Mashinky is a transport strategy video game developed by Jan Zelený. The goal is to create a railroad empire on procedurally generated maps, combining schematic construction mode and game rules inspired by board games. It has been available in early access since 6 October 2017.

==Gameplay==
Mashinky is a strategy game with railway transport. The aim of the game is to create a railway empire on a generated map across seven historical eras from the age of steam to the super-modern magnetic levitation sets. The game blends realistic graphics with a square construction world, all with rules reminiscent of board games.

At the beginning of each map, the player becomes the owner of a small transportation company in the early 20th century. Their task is to import goods and passengers by planning and building tracks in complex terrain, buying and inventing new types of locomotives, wagons, station buildings and railway infrastructure. They must stand up against economic rules and increase profits by transporting passengers to cities, or goods between many interconnected industries.

The player can switch to a 2D isometric construction view at any time during gameplay. In this mode, the world is divided by a clear grid. The players can build anything from a simple connection between two stations to a complex railway network full of signal-controlled level crossings to maximize the throughput and utilization of your tracks.

As the game progresses, the player must adapt and expand their train empire as the map changes. In addition to new means of transport, they can also use improvements to production buildings, modernize their depots, or expand stations with new services and buildings. Each upgrade will give a unique bonus, increase capacity, add a new production process, or even a new type of item.

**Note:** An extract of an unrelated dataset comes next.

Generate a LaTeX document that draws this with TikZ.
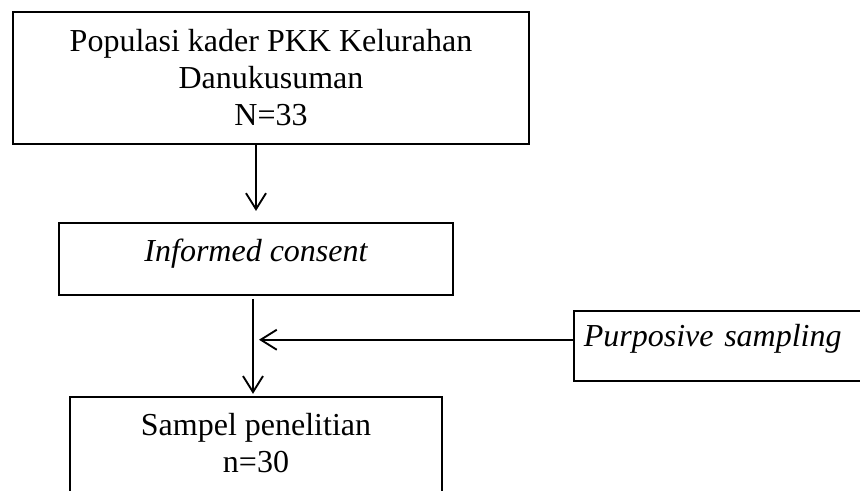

At any time, the view can be switched from a 2D isometric construction view to a fully 3D one. The 3D view allows players to see the game in greater detail by rendering things like the gears on the train, the surrounding mountains, and the interior of your passenger train.

==Development==
The game has been developed since 2009 by Jan Zelený. It was inspired by the games Sid Meier's Railroad Tycoon, Transport Tycoon and others. Originally, the game was developed in his free time, but since June 2018, the author Jan Zelený has devoted himself to it fully. He created his own three-dimensional game engine for it.

The game was announced on November 3, 2016, at the GDS conference still under the name Logistics, where it won the GDS Indie Awards 2016. It was then awarded the 4–6 May 2017 at the Game Access 2017 conference, winning Best Gameplay and Player's Choice.

In 2018, it won the title Czech-Slovak Game of the Year 2017 in the largest Czech game survey Gamers' Awards and in the Czech Game of the Year 2017 competition it was awarded by the expert jury for the Greatest Hope and the Best Game Design. As of August 2018, according to the game's creator, 40,000 copies have been sold. As of 17 April 2022 the game sold 100,000 copies.